Over at Carlos' blog, ubub and I have argued with someone about revisionist history, which most people misunderstand (I believe), and use the term mostly to describe historical explanations they don't like.
So, anyway, while surfing on Kennedy's wackjob site, I discover this little quote that I think illustrates truly bad history. In their Impact Newsletter, in an attempt to support chaplains in the military, and probably only Christian chaplains, the author writes:
America’s fighting men have relied on the services of chaplains since America’s founding. When military leaders disagreed in 1637 over how to wage battle against the Pequot Indians, they sought counsel from Rev. Samuel Stone, of the Church of Christ in Hartford, Connecticut.

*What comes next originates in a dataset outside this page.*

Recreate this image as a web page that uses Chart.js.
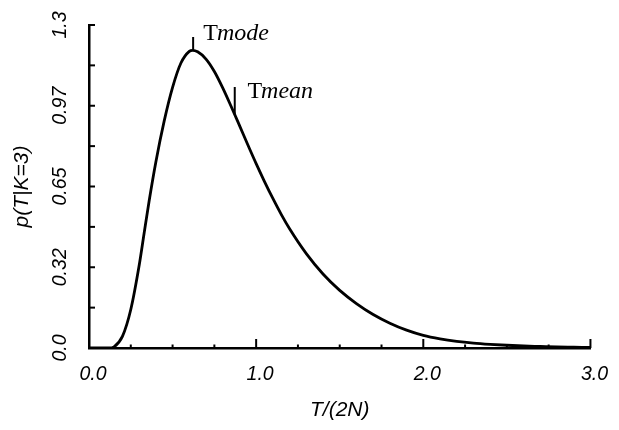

Increase Mather, in his Early History of New England, reported that Rev. Stone spent “the remaining Part of the Day, and the following Night … in spreading the Case before the Lord, and seeking his Direction….” The next morning, Stone announced God’s will for the attack route. That advice was followed and the Pequots were defeated.
See? The Pequots were defeated, so keep the chaplains in the military. Make no mistake, I have no problem with the chaplain program, but this "christian" newsletter takes a historical massacre and brutal attack and turns it into a "victory." Here are a few other descriptions:
On May 26, 1637, with a force up to about 400 fighting men, Mason attacked Misistuck by surprise. He estimated that "six or seven Hundred" Pequot were there when his forces assaulted the palisade. Some 150 warriors had accompanied Sassacus, so that Mystic's inhabitants were largely comprised of Pequot women and children. Surrounding the palisade, Mason ordered that the enclosure be set on fire. Justifying his conduct later, Mason declared that the holocaust against the Pequot was also the act of a God who "laughed his Enemies and the Enemies of his People to scorn making [the Pequot] as a fiery Oven . . . Thus did the Lord judge among the Heathen, filling [Mystic] with dead Bodies."  Mason also insisted that should any Pequot attempt to escape the flames, that they too should be killed. Of the 600 to 700 Pequot at Mystic that day, only seven were taken prisoner while another seven made it into the woods to escape.Perhaps this is why conservative evangelicals lack credibility on historical matters. It also makes it very difficult to take their stance on Iraq, for example, when they are so willing to consign historical victims of a massacre to a simple "victory."
The Narragansett and Mohegan warriors who had fought alongside John Mason and John Underhill's colonial militia were horrified by the actions and "manner of the Englishmen's fight . . . because it is too furious, and slays too many men." Repulsed by the "total war" tactics of the Puritan English, and the horrors that they had witnessed, the Narragansett returned home.
Believing the mission accomplished, John Mason also set out for home. The militia became temporarily lost, but in doing so Mason narrowly missed returning Pequot Indians who, seeing what had occurred, gave chase to the Puritan forces to little avail.